#### WRITTEN PROBLEM
Write out each line that follows exactly as it stands, without the pictures.
***
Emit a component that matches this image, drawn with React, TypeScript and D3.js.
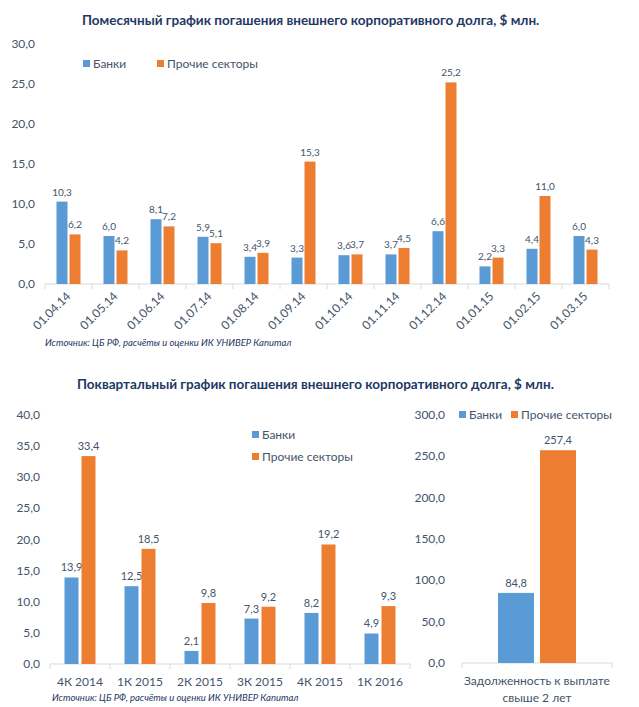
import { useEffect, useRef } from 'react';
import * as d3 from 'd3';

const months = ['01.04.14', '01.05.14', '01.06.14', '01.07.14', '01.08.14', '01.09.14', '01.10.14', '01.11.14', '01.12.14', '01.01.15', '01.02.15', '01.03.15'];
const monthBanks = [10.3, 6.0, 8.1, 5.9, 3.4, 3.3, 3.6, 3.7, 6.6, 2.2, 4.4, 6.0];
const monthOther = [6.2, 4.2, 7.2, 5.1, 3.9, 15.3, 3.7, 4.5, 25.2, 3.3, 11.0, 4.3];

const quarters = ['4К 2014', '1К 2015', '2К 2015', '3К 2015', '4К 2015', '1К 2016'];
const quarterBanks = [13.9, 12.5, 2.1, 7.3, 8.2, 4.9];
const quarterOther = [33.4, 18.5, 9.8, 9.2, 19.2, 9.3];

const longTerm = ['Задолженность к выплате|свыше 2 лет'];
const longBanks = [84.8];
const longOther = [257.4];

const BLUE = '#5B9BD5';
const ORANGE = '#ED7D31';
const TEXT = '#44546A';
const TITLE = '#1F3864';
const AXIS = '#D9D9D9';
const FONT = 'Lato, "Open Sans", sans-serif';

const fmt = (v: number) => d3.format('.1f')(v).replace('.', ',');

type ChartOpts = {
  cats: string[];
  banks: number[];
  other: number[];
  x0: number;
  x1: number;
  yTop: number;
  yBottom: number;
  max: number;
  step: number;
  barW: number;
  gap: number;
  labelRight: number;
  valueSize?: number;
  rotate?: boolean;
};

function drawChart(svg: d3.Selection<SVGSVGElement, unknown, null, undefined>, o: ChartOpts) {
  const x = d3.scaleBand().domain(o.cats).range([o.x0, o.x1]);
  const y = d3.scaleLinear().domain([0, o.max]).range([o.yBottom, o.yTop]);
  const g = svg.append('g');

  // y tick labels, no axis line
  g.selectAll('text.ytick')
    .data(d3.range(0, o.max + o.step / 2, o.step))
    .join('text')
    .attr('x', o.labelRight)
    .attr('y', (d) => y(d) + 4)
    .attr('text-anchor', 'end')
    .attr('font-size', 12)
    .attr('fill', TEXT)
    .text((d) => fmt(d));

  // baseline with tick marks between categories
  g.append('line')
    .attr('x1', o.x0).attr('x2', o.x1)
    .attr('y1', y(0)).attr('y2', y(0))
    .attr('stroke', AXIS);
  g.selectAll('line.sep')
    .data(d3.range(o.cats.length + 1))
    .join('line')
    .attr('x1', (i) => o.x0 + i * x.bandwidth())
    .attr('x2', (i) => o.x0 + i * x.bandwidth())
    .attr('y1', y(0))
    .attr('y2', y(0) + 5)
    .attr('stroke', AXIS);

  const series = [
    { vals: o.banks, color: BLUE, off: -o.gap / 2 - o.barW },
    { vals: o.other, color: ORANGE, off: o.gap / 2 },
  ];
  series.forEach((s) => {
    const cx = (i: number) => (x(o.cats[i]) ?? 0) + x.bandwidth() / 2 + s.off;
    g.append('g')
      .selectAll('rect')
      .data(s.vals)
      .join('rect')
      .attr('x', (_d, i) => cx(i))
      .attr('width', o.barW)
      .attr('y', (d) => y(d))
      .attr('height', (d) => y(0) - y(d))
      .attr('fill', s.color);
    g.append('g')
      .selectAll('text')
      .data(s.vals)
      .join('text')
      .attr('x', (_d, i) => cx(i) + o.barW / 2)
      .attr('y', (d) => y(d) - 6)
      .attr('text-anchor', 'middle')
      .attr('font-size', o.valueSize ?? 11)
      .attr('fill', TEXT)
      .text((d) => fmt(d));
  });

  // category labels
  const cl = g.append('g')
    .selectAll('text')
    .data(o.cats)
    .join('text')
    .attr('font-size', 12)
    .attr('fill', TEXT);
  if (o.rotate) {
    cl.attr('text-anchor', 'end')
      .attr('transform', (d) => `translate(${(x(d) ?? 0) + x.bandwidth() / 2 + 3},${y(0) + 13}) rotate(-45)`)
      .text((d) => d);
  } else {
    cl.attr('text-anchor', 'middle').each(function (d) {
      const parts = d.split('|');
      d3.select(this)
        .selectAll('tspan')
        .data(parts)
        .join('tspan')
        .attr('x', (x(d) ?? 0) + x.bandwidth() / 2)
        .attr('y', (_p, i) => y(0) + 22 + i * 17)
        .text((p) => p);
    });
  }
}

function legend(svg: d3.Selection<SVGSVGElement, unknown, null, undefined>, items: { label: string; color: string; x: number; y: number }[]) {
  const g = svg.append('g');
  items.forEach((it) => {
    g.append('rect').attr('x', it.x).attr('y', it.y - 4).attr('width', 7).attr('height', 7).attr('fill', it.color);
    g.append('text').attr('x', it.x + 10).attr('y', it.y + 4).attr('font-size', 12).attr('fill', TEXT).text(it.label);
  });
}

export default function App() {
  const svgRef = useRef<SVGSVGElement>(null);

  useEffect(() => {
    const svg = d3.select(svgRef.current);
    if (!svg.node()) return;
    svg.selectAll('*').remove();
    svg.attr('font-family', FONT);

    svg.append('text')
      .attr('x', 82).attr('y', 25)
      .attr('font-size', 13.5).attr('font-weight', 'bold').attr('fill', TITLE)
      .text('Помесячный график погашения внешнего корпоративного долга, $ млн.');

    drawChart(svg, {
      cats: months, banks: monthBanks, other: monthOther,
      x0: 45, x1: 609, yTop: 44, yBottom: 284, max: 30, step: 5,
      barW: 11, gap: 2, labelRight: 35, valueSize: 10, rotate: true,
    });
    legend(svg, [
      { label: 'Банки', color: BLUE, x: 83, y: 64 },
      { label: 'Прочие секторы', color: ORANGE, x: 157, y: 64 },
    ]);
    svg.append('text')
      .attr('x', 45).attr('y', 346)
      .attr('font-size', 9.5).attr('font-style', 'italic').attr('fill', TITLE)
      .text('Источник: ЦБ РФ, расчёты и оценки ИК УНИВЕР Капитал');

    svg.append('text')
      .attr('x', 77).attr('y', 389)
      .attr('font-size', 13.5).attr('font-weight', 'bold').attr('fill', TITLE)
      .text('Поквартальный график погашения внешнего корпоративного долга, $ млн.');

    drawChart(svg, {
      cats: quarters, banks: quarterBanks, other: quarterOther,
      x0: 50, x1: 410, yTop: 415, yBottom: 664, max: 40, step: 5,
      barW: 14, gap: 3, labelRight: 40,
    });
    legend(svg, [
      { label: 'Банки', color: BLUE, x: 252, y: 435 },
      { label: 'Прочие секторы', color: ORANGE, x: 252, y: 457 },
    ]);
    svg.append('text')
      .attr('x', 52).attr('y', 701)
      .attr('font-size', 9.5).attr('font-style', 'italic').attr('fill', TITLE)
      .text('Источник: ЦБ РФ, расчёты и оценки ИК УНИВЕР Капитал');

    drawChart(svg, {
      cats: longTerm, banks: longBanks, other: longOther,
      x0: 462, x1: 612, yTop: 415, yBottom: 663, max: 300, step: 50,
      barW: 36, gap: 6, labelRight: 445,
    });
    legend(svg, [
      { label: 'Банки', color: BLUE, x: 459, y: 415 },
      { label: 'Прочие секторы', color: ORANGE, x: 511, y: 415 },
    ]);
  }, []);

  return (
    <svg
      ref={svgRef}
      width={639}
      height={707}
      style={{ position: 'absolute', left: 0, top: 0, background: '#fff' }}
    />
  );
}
***
#### COMPLETED TASK
Emit a component that matches this image, drawn with React, TypeScript and D3.js.
import { useEffect, useRef } from 'react';
import * as d3 from 'd3';

const months = ['01.04.14', '01.05.14', '01.06.14', '01.07.14', '01.08.14', '01.09.14', '01.10.14', '01.11.14', '01.12.14', '01.01.15', '01.02.15', '01.03.15'];
const monthBanks = [10.3, 6.0, 8.1, 5.9, 3.4, 3.3, 3.6, 3.7, 6.6, 2.2, 4.4, 6.0];
const monthOther = [6.2, 4.2, 7.2, 5.1, 3.9, 15.3, 3.7, 4.5, 25.2, 3.3, 11.0, 4.3];

const quarters = ['4К 2014', '1К 2015', '2К 2015', '3К 2015', '4К 2015', '1К 2016'];
const quarterBanks = [13.9, 12.5, 2.1, 7.3, 8.2, 4.9];
const quarterOther = [33.4, 18.5, 9.8, 9.2, 19.2, 9.3];

const longTerm = ['Задолженность к выплате|свыше 2 лет'];
const longBanks = [84.8];
const longOther = [257.4];

const BLUE = '#5B9BD5';
const ORANGE = '#ED7D31';
const TEXT = '#44546A';
const TITLE = '#1F3864';
const AXIS = '#D9D9D9';
const FONT = 'Lato, "Open Sans", sans-serif';

const fmt = (v: number) => d3.format('.1f')(v).replace('.', ',');

type ChartOpts = {
  cats: string[];
  banks: number[];
  other: number[];
  x0: number;
  x1: number;
  yTop: number;
  yBottom: number;
  max: number;
  step: number;
  barW: number;
  gap: number;
  labelRight: number;
  valueSize?: number;
  rotate?: boolean;
};

function drawChart(svg: d3.Selection<SVGSVGElement, unknown, null, undefined>, o: ChartOpts) {
  const x = d3.scaleBand().domain(o.cats).range([o.x0, o.x1]);
  const y = d3.scaleLinear().domain([0, o.max]).range([o.yBottom, o.yTop]);
  const g = svg.append('g');

  // y tick labels, no axis line
  g.selectAll('text.ytick')
    .data(d3.range(0, o.max + o.step / 2, o.step))
    .join('text')
    .attr('x', o.labelRight)
    .attr('y', (d) => y(d) + 4)
    .attr('text-anchor', 'end')
    .attr('font-size', 12)
    .attr('fill', TEXT)
    .text((d) => fmt(d));

  // baseline with tick marks between categories
  g.append('line')
    .attr('x1', o.x0).attr('x2', o.x1)
    .attr('y1', y(0)).attr('y2', y(0))
    .attr('stroke', AXIS);
  g.selectAll('line.sep')
    .data(d3.range(o.cats.length + 1))
    .join('line')
    .attr('x1', (i) => o.x0 + i * x.bandwidth())
    .attr('x2', (i) => o.x0 + i * x.bandwidth())
    .attr('y1', y(0))
    .attr('y2', y(0) + 5)
    .attr('stroke', AXIS);

  const series = [
    { vals: o.banks, color: BLUE, off: -o.gap / 2 - o.barW },
    { vals: o.other, color: ORANGE, off: o.gap / 2 },
  ];
  series.forEach((s) => {
    const cx = (i: number) => (x(o.cats[i]) ?? 0) + x.bandwidth() / 2 + s.off;
    g.append('g')
      .selectAll('rect')
      .data(s.vals)
      .join('rect')
      .attr('x', (_d, i) => cx(i))
      .attr('width', o.barW)
      .attr('y', (d) => y(d))
      .attr('height', (d) => y(0) - y(d))
      .attr('fill', s.color);
    g.append('g')
      .selectAll('text')
      .data(s.vals)
      .join('text')
      .attr('x', (_d, i) => cx(i) + o.barW / 2)
      .attr('y', (d) => y(d) - 6)
      .attr('text-anchor', 'middle')
      .attr('font-size', o.valueSize ?? 11)
      .attr('fill', TEXT)
      .text((d) => fmt(d));
  });

  // category labels
  const cl = g.append('g')
    .selectAll('text')
    .data(o.cats)
    .join('text')
    .attr('font-size', 12)
    .attr('fill', TEXT);
  if (o.rotate) {
    cl.attr('text-anchor', 'end')
      .attr('transform', (d) => `translate(${(x(d) ?? 0) + x.bandwidth() / 2 + 3},${y(0) + 13}) rotate(-45)`)
      .text((d) => d);
  } else {
    cl.attr('text-anchor', 'middle').each(function (d) {
      const parts = d.split('|');
      d3.select(this)
        .selectAll('tspan')
        .data(parts)
        .join('tspan')
        .attr('x', (x(d) ?? 0) + x.bandwidth() / 2)
        .attr('y', (_p, i) => y(0) + 22 + i * 17)
        .text((p) => p);
    });
  }
}

function legend(svg: d3.Selection<SVGSVGElement, unknown, null, undefined>, items: { label: string; color: string; x: number; y: number }[]) {
  const g = svg.append('g');
  items.forEach((it) => {
    g.append('rect').attr('x', it.x).attr('y', it.y - 4).attr('width', 7).attr('height', 7).attr('fill', it.color);
    g.append('text').attr('x', it.x + 10).attr('y', it.y + 4).attr('font-size', 12).attr('fill', TEXT).text(it.label);
  });
}

export default function App() {
  const svgRef = useRef<SVGSVGElement>(null);

  useEffect(() => {
    const svg = d3.select(svgRef.current);
    if (!svg.node()) return;
    svg.selectAll('*').remove();
    svg.attr('font-family', FONT);

    svg.append('text')
      .attr('x', 82).attr('y', 25)
      .attr('font-size', 13.5).attr('font-weight', 'bold').attr('fill', TITLE)
      .text('Помесячный график погашения внешнего корпоративного долга, $ млн.');

    drawChart(svg, {
      cats: months, banks: monthBanks, other: monthOther,
      x0: 45, x1: 609, yTop: 44, yBottom: 284, max: 30, step: 5,
      barW: 11, gap: 2, labelRight: 35, valueSize: 10, rotate: true,
    });
    legend(svg, [
      { label: 'Банки', color: BLUE, x: 83, y: 64 },
      { label: 'Прочие секторы', color: ORANGE, x: 157, y: 64 },
    ]);
    svg.append('text')
      .attr('x', 45).attr('y', 346)
      .attr('font-size', 9.5).attr('font-style', 'italic').attr('fill', TITLE)
      .text('Источник: ЦБ РФ, расчёты и оценки ИК УНИВЕР Капитал');

    svg.append('text')
      .attr('x', 77).attr('y', 389)
      .attr('font-size', 13.5).attr('font-weight', 'bold').attr('fill', TITLE)
      .text('Поквартальный график погашения внешнего корпоративного долга, $ млн.');

    drawChart(svg, {
      cats: quarters, banks: quarterBanks, other: quarterOther,
      x0: 50, x1: 410, yTop: 415, yBottom: 664, max: 40, step: 5,
      barW: 14, gap: 3, labelRight: 40,
    });
    legend(svg, [
      { label: 'Банки', color: BLUE, x: 252, y: 435 },
      { label: 'Прочие секторы', color: ORANGE, x: 252, y: 457 },
    ]);
    svg.append('text')
      .attr('x', 52).attr('y', 701)
      .attr('font-size', 9.5).attr('font-style', 'italic').attr('fill', TITLE)
      .text('Источник: ЦБ РФ, расчёты и оценки ИК УНИВЕР Капитал');

    drawChart(svg, {
      cats: longTerm, banks: longBanks, other: longOther,
      x0: 462, x1: 612, yTop: 415, yBottom: 663, max: 300, step: 50,
      barW: 36, gap: 6, labelRight: 445,
    });
    legend(svg, [
      { label: 'Банки', color: BLUE, x: 459, y: 415 },
      { label: 'Прочие секторы', color: ORANGE, x: 511, y: 415 },
    ]);
  }, []);

  return (
    <svg
      ref={svgRef}
      width={639}
      height={707}
      style={{ position: 'absolute', left: 0, top: 0, background: '#fff' }}
    />
  );
}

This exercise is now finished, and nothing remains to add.